KAO-HSIUNG: This area of Taiwan was breathtakingly beautiful and there were so many photo opportunities that I was overwhelmed by it all. The temples were almost like playgrounds and I would have loved to have stayed another day to see everything that this wonderful area has to offer.
First, we visited the Fokuangshan Monastery. Many of the students studying the Buddhist religion here are women who have completely shaved their heads and dress in plain robe-like garments. The grounds of this very large 247 acre monastery are beautiful with gardens, shrines, meditation halls, and the big Buddha surrounded by thousands of mini Buddha’s at the center of the monastery. Next door is the Buddha Memorial center which boasts yet another very large Buddha and even has a shrine for one of Buddha’s ancient teeth! All of the grounds are extremely walkable and if you keep a bottle of water handy, wear a good hat, or carry an umbrella, the heat won’t get you down. It’s a humid place with temperatures in the 90’s on most days. But, the scenery and culture is so much fun that the hot weather will not be a problem at all.
While at the Memorial center, we enjoyed a very good vegetarian lunch. I don’t usually talk much about the meals on our adventures, but this one stood out to be memorable. Everything—including the dessert—was made from tofu and vegetables and was delicious and exotic. Chopsticks are required, but that only made the meal more fun to enjoy. If you visit this area, take the time to enjoy the special vegetarian lunch offered here. It is worth the extra time and money and will leave a lasting impression. There is also a Starbucks near the restaurant for coffee after lunch and for checking WIFI. But, beware: This Starbucks location is extremely popular so the speed of the Internet can be slow at times.
Next we headed to Lotus Lake and explored the Spring and Autumn Pavilions that are dedicated to the God of War. For good luck, we entered the dragon’s mouth and exited through the tiger’s mouth of these very cool water pavilions. As we walked and climbed through the pavilions (and please be sure to climb to the very top of both pavilions for the best views), we were also entertained by acrobatic water-skiers on Lotus Lake. The Tzu-Chi Temple is so magnificent and the interior is filled with phantasmagorical images of the pantheon of Taoist deities and Gods. Some of the images on the walls are pretty scary and the white and red stairs will make you feel as if you have entered a carnival fun-house. This is an amazing place in Taiwan, and if you go, plan to spend at least three hours there and try to visit as many of the pavilions on the water as possible.

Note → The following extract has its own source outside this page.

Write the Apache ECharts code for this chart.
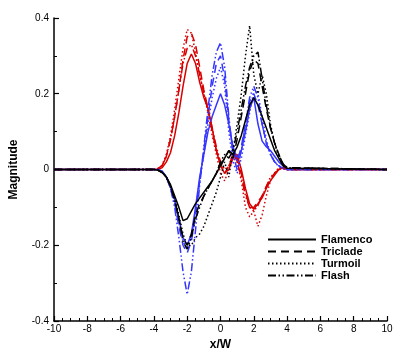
<!DOCTYPE html>
<html>
<head>
<meta charset="utf-8">
<script src="https://cdn.jsdelivr.net/npm/echarts@6/dist/echarts.min.js"></script>
<style>
html, body { margin: 0; padding: 0; background: #fff; }
#profile { width: 407px; height: 362px; }
</style>
</head>
<body>
<div id="profile"></div>
<script>
/*****Data start*****/
var xs = [-10, -4, -3.75, -3.5, -3.25, -3, -2.75, -2.5, -2.25, -2, -1.75, -1.5, -1.25, -1, -0.75, -0.5, -0.25,
	0, 0.25, 0.5, 0.75, 1, 1.25, 1.5, 1.75, 2, 2.25, 2.5, 2.75, 3, 3.25, 3.5, 3.75, 4, 10];

// red set
var flamencoRed = [0, 0, 0, 0.005, 0.02, 0.045, 0.09, 0.15, 0.22, 0.28, 0.305, 0.28, 0.23, 0.19, 0.16, 0.11, 0.05,
	0.01, -0.01, 0, 0.03, 0.04, 0, -0.05, -0.09, -0.105, -0.09, -0.075, -0.05, -0.03, -0.015, 0, 0.005, 0, 0];
var tricladeRed = [0, 0, 0.003, 0.01, 0.035, 0.08, 0.14, 0.21, 0.29, 0.35, 0.36, 0.33, 0.27, 0.21, 0.16, 0.10, 0.05,
	0.015, -0.01, 0.01, 0.04, 0.03, -0.01, -0.06, -0.10, -0.10, -0.085, -0.07, -0.045, -0.025, -0.01, 0, 0.005, 0, 0];
var turmoilRed = [0, 0, 0.003, 0.012, 0.04, 0.09, 0.16, 0.24, 0.32, 0.37, 0.36, 0.31, 0.25, 0.20, 0.15, 0.09, 0.04,
	-0.01, -0.03, 0, 0.05, 0.02, -0.03, -0.10, -0.125, -0.11, -0.15, -0.12, -0.07, -0.03, -0.01, 0.005, 0.003, 0, 0];
var flashRed = [0, 0, 0.003, 0.01, 0.035, 0.08, 0.14, 0.21, 0.28, 0.32, 0.33, 0.30, 0.25, 0.20, 0.16, 0.11, 0.06,
	0.02, 0, 0.01, 0.03, 0.02, -0.02, -0.07, -0.10, -0.11, -0.095, -0.07, -0.045, -0.02, -0.01, 0, 0.003, 0, 0];

// blue set
var flamencoBlue = [0, 0, 0, -0.005, -0.02, -0.045, -0.08, -0.13, -0.18, -0.20, -0.17, -0.10, -0.02, 0.04, 0.10, 0.14, 0.17,
	0.20, 0.17, 0.12, 0.06, 0.03, 0.05, 0.10, 0.16, 0.19, 0.12, 0.075, 0.06, 0.05, 0.035, 0.02, 0.01, 0, 0];
var tricladeBlue = [0, 0, 0, -0.005, -0.02, -0.05, -0.09, -0.15, -0.20, -0.22, -0.19, -0.12, -0.03, 0.05, 0.14, 0.22, 0.28,
	0.30, 0.24, 0.13, 0.05, 0.02, 0.06, 0.12, 0.18, 0.20, 0.17, 0.12, 0.07, 0.04, 0.02, 0.01, 0.003, 0, 0];
var turmoilBlue = [0, 0, 0, -0.005, -0.02, -0.05, -0.09, -0.14, -0.19, -0.21, -0.18, -0.11, -0.03, 0.04, 0.12, 0.19, 0.24,
	0.27, 0.22, 0.10, 0.02, -0.01, 0.03, 0.09, 0.15, 0.21, 0.20, 0.14, 0.08, 0.04, 0.02, 0.008, 0.002, 0, 0];
var flashBlue = [0, 0, 0, -0.005, -0.02, -0.05, -0.10, -0.18, -0.27, -0.33, -0.27, -0.16, -0.04, 0.06, 0.16, 0.25, 0.31,
	0.335, 0.27, 0.14, 0.04, 0, 0.05, 0.12, 0.19, 0.22, 0.19, 0.12, 0.07, 0.04, 0.02, 0.01, 0.003, 0, 0];

// black set
var flamencoBlack = [0, 0, -0.002, -0.008, -0.02, -0.04, -0.07, -0.10, -0.135, -0.13, -0.11, -0.09, -0.075, -0.06, -0.045, -0.03, -0.01,
	0.01, 0.03, 0.05, 0.04, 0.06, 0.09, 0.13, 0.17, 0.19, 0.17, 0.14, 0.11, 0.08, 0.05, 0.03, 0.01, 0.003, 0];
var tricladeBlack = [0, 0, -0.002, -0.008, -0.02, -0.045, -0.08, -0.13, -0.18, -0.20, -0.17, -0.12, -0.09, -0.07, -0.05, -0.03, -0.01,
	0.01, 0.03, 0.05, 0.03, 0.08, 0.14, 0.20, 0.26, 0.29, 0.28, 0.22, 0.16, 0.11, 0.07, 0.04, 0.015, 0.005, 0];
var turmoilBlack = [0, 0, -0.002, -0.008, -0.02, -0.045, -0.08, -0.12, -0.17, -0.20, -0.20, -0.18, -0.17, -0.15, -0.12, -0.09, -0.06,
	-0.02, 0.02, -0.02, 0.05, 0.12, 0.20, 0.30, 0.38, 0.25, 0.20, 0.25, 0.20, 0.12, 0.07, 0.03, 0.01, 0.003, 0];
var flashBlack = [0, 0, -0.002, -0.008, -0.02, -0.045, -0.08, -0.13, -0.19, -0.21, -0.18, -0.13, -0.10, -0.07, -0.05, -0.03, -0.01,
	0.02, 0.04, 0.03, 0.05, 0.10, 0.16, 0.22, 0.27, 0.30, 0.31, 0.24, 0.17, 0.11, 0.07, 0.04, 0.015, 0.005, 0];

var legendNames = ['Flamenco', 'Triclade', 'Turmoil', 'Flash'];
/*****Data end*****/

var dashStyles = ['solid', [8, 5], [1.5, 2.5], [8, 2.5, 1.5, 2.5, 1.5, 2.5]];
var colors = { red: '#d80000', blue: '#3535ff', black: '#000000' };

function pairs(vals) {
	var out = [];
	for (var i = 0; i < xs.length; i++) {
		out.push([xs[i], vals[i]]);
	}
	return out;
}

function makeSeries(name, vals, color, styleIdx) {
	return {
		name: name,
		type: 'line',
		symbol: 'none',
		data: pairs(vals),
		lineStyle: { color: color, width: 1.5, type: dashStyles[styleIdx] },
		itemStyle: { color: color },
		z: color == colors.black ? 3 : 2
	};
}

var series = [];
var redSet = [flamencoRed, tricladeRed, turmoilRed, flashRed];
var blueSet = [flamencoBlue, tricladeBlue, turmoilBlue, flashBlue];
var blackSet = [flamencoBlack, tricladeBlack, turmoilBlack, flashBlack];
for (var k = 0; k < 4; k++) {
	series.push(makeSeries(legendNames[k] + ' red', redSet[k], colors.red, k));
	series.push(makeSeries(legendNames[k] + ' blue', blueSet[k], colors.blue, k));
}
for (var k = 0; k < 4; k++) {
	series.push(makeSeries(legendNames[k], blackSet[k], colors.black, k));
}

var font = 'Liberation Sans, Arial, Helvetica, sans-serif';

var option = {
	animation: false,
	backgroundColor: '#fff',
	grid: { left: 53, right: 20, top: 18, bottom: 41 },
	legend: {
		data: legendNames,
		orient: 'vertical',
		left: 262,
		top: 229,
		itemWidth: 48,
		itemHeight: 12,
		itemGap: 1,
		itemStyle: { opacity: 0 },// hide the round marker, keep the line
		textStyle: { fontFamily: font, fontWeight: 'bold', fontSize: 11, color: '#000' }
	},
	xAxis: {
		type: 'value',
		min: -10,
		max: 10,
		interval: 2,
		name: 'x/W',
		nameLocation: 'middle',
		nameGap: 17,
		nameTextStyle: { fontFamily: font, fontWeight: 'bold', fontSize: 12, color: '#000' },
		axisLine: { onZero: false, lineStyle: { color: '#000', width: 1.5 } },
		axisTick: { inside: true, length: 5, lineStyle: { color: '#000', width: 1.2 } },
		minorTick: { show: true, splitNumber: 4, length: 3, lineStyle: { color: '#000', width: 1 } },
		axisLabel: { fontFamily: font, fontSize: 10, color: '#000', margin: 3 },
		splitLine: { show: false }
	},
	yAxis: {
		type: 'value',
		min: -0.4,
		max: 0.4,
		interval: 0.2,
		name: 'Magnitude',
		nameLocation: 'middle',
		nameGap: 34,
		nameTextStyle: { fontFamily: font, fontWeight: 'bold', fontSize: 12, color: '#000' },
		axisLine: { onZero: false, lineStyle: { color: '#000', width: 1.5 } },
		axisTick: { inside: true, length: 5, lineStyle: { color: '#000', width: 1.2 } },
		minorTick: { show: true, splitNumber: 2, length: 3, lineStyle: { color: '#000', width: 1 } },
		axisLabel: { fontFamily: font, fontSize: 10, color: '#000', margin: 5 },
		splitLine: { show: false }
	},
	series: series
};

var myChart = echarts.init(document.getElementById('profile'));
myChart.setOption(option);
</script>
</body>
</html>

This particular are of Taiwan just might rank as high as Japan, in my opinion. It’s a fantastic place in Asia!
For more information, visit: http://www.myseveralworlds.com/2013/08/04/fo-guang-shan-buddhist-monastery-in-kaohsiung-southern-taiwan/
I hope you have enjoyed this little trip through beautiful Taiwan! 拜拜啦! (bài bài la): Bye bye for now! Or, better yet, 再见 (zài jiàn): See you again!!